Werden Sie als strategische Personalberaterin vermehrt gezielt mit einer weiblichen Besetzung von offenen Stellen beauftragt?

Offen gesagt wird schon seit über zehn Jahren häufig der Wunsch nach möglichen Kandidatinnen an mich und andere Kollegen herangetragen. Doch es war leider seltener möglich, diese gewünschte Option adäquat zu erfüllen. Das wird jetzt und in den nächsten Jahren sehr viel einfacher, da immer mehr Frauen in der Wirtschaft profunde Leitungserfahrung und ein entsprechendes Portfolio mitbringen. Wir haben über 3 Millionen Unternehmen in Deutschland und der „Vormarsch“ der Frauen ist insgesamt spürbar, wenn dieser Fortschritt auch langsamer ist, als viele es sich wünschen.
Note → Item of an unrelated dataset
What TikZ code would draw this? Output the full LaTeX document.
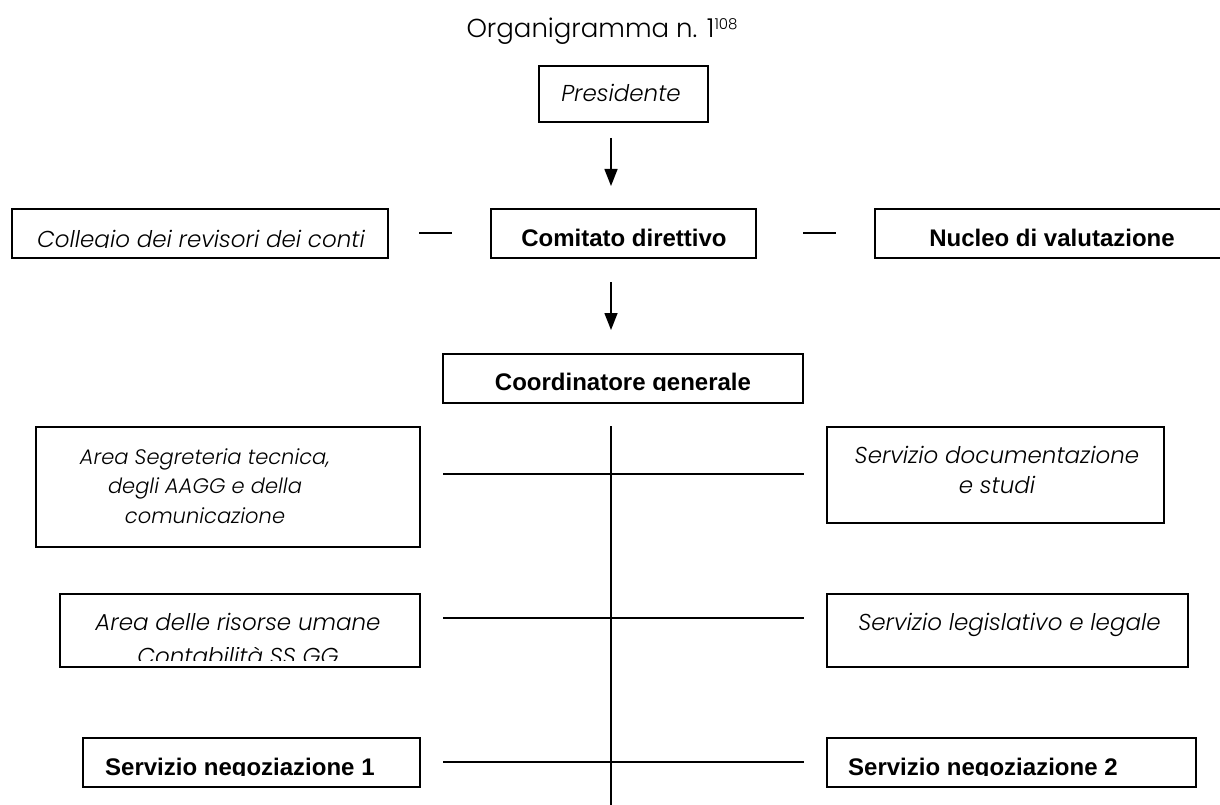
\documentclass[tikz,border=0pt]{standalone}
\usepackage{fontspec}
\usepackage{trimclip}
\usetikzlibrary{arrows.meta}
\newfontfamily\gothic{Poppins Light}[ItalicFont={Poppins Light Italic}]
\newfontfamily\arial{Liberation Sans}
\newcommand{\cutg}[1]{\clipbox{0pt {\depth} 0pt 0pt}{#1}}
\newcommand{\cutb}[2]{\clipbox{0pt #1 0pt 0pt}{#2}}
\begin{document}
\begin{tikzpicture}[x=1pt,y=-1pt,
  box/.style={draw, line width=1.4pt, inner sep=0pt},
  conn/.style={line width=1.5pt},
  arr/.style={line width=1.5pt, -{Triangle[width=13pt,length=17pt]}},
  itx/.style={font=\gothic\itshape\fontsize{23}{30}\selectfont, align=center, inner sep=0pt},
  itsmall/.style={font=\gothic\itshape\fontsize{21}{29.5}\selectfont, align=center, inner sep=0pt},
  bfx/.style={font=\arial\bfseries\fontsize{24}{30}\selectfont, inner sep=0pt},
]
\useasboundingbox (0,0) rectangle (1220,805);
\node[font=\gothic\fontsize{26}{30}\selectfont, anchor=base, inner sep=0pt] (title) at (602,38) {Organigramma n. 1\raisebox{8pt}{\fontsize{15}{15}\selectfont 108}};

% boxes
\node[box, minimum width=169pt, minimum height=56pt] (pres) at (623.5,94) {};
\node[itx] (pres-t) at (621,93) {Presidente};

\node[box, minimum width=376pt, minimum height=49pt] (coll) at (200,233.5) {};
\node[itx, anchor=base] (coll-t) at (201,247) {\cutg{Collegio dei revisori dei conti}};

\node[box, minimum width=265pt, minimum height=49pt] (com) at (623.5,233.5) {};
\node[bfx, anchor=base] (com-t) at (624,246) {Comitato direttivo};

\node[box, minimum width=354pt, minimum height=49pt] (nuc) at (1052,233.5) {};
\node[bfx, anchor=base] (nuc-t) at (1052,246) {Nucleo di valutazione};

\node[box, minimum width=360pt, minimum height=49pt] (coord) at (623,378.5) {};
\node[bfx, anchor=base] (coord-t) at (623,390) {\cutg{Coordinatore generale}};

\node[box, minimum width=384pt, minimum height=120pt] (seg) at (228,487) {};
\node[itsmall] (seg-t) at (205,486) {Area Segreteria tecnica,\\degli AAGG e della\\comunicazione};

\node[box, minimum width=337pt, minimum height=96pt] (doc) at (995.5,475) {};
\node[itx] (doc-t) at (997,470) {Servizio documentazione\\e studi};

\node[box, minimum width=360pt, minimum height=73pt] (ris) at (240,630.5) {};
\node[itx, anchor=base] (ris-t1) at (238,630) {Area delle risorse umane};
\node[itx, anchor=base] (ris-t2) at (238,660) {\cutb{5pt}{Contabilità SS GG}};

\node[box, minimum width=361pt, minimum height=73pt] (leg) at (1007.5,630.5) {};
\node[itx, anchor=base] (leg-t) at (1009.5,630) {Servizio legislativo e legale};

\node[box, minimum width=337pt, minimum height=49pt] (neg1) at (251.5,762.5) {};
\node[bfx, anchor=base west] (neg1-t) at (105,775) {\cutg{Servizio negoziazione 1}};

\node[box, minimum width=369pt, minimum height=49pt] (neg2) at (1011.5,762.5) {};
\node[bfx, anchor=base west] (neg2-t) at (848,775) {\cutg{Servizio negoziazione 2}};

% connectors
\coordinate (a1s) at (611,138); \coordinate (a1e) at (611,186);
\draw[arr] (a1s) -- (a1e);
\coordinate (a2s) at (611,282); \coordinate (a2e) at (611,330);
\draw[arr] (a2s) -- (a2e);

\coordinate (d1s) at (419,233); \coordinate (d1e) at (452,233);
\draw[conn] (d1s) -- (d1e);
\coordinate (d2s) at (803,233); \coordinate (d2e) at (836,233);
\draw[conn] (d2s) -- (d2e);

\coordinate (vs) at (611,426); \coordinate (ve) at (611,810);
\draw[conn] (vs) -- (ve);

\coordinate (h1s) at (443,474); \coordinate (h1e) at (804,474);
\draw[conn] (h1s) -- (h1e);
\coordinate (h2s) at (443,618); \coordinate (h2e) at (804,618);
\draw[conn] (h2s) -- (h2e);
\coordinate (h3s) at (443,762); \coordinate (h3e) at (804,762);
\draw[conn] (h3s) -- (h3e);
\end{tikzpicture}
\end{document}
Was war der beste Rat, den Sie je bekommen haben?

Von guten Ratschlägen erfahrener „weißer alter“ Manager habe ich oft profitieren können. Drei will ich hier nennen. Erstens: „Erkenne Dich selbst!“ Zweitens: „Werde, wer Du bist!“ und: „Man muss Menschen mögen!“

Und was raten Sie jungen Frauen, die an die Spitze eines Unternehmens wollen?

Bilden sie sich selbst besser aus als der Durchschnitt.

Arbeiten Sie jeden Tag etwas mehr als der Durchschnitt.

Schauen Sie nicht nur auf ihr Arbeitsgebiet, sondern auf Wirtschaft und Gesellschaft als Gesamtprozess. Entdecken Sie, was auf Dauer Wert behält, was Sie verändern wollen und können und wie Sie neue Visionen finden.

Was möchten Sie den Männern in Führungsetagen mit auf den Weg geben?

Entwickeln Sie größere Aufmerksamkeit für die fachlichen und persönlichen Qualitäten von Nachwuchsführungskräften. Werden Sie Mentoren für die nächste Generation. Achten Sie nicht auf das Geschlecht, sondern auf das Persönlichkeits- und Leistungsprofil Ihrer Führungskräfte.

Sind Sie dafür, dass Steinmeier Bundespräsident bleibt oder wird es hier nicht auch Zeit für eine Frau? Und welche würden Sie dann empfehlen?

Bei der Besetzung dieses ersten Amtes im Staat sollte das Geschlecht keine ausschlaggebende Rolle spielen. Aber vielleicht wird es Zeit für neue Ideen und ein neues Gesicht, besonders gerne mit einer Frau wie Annegret Kramp-Karrenbauer.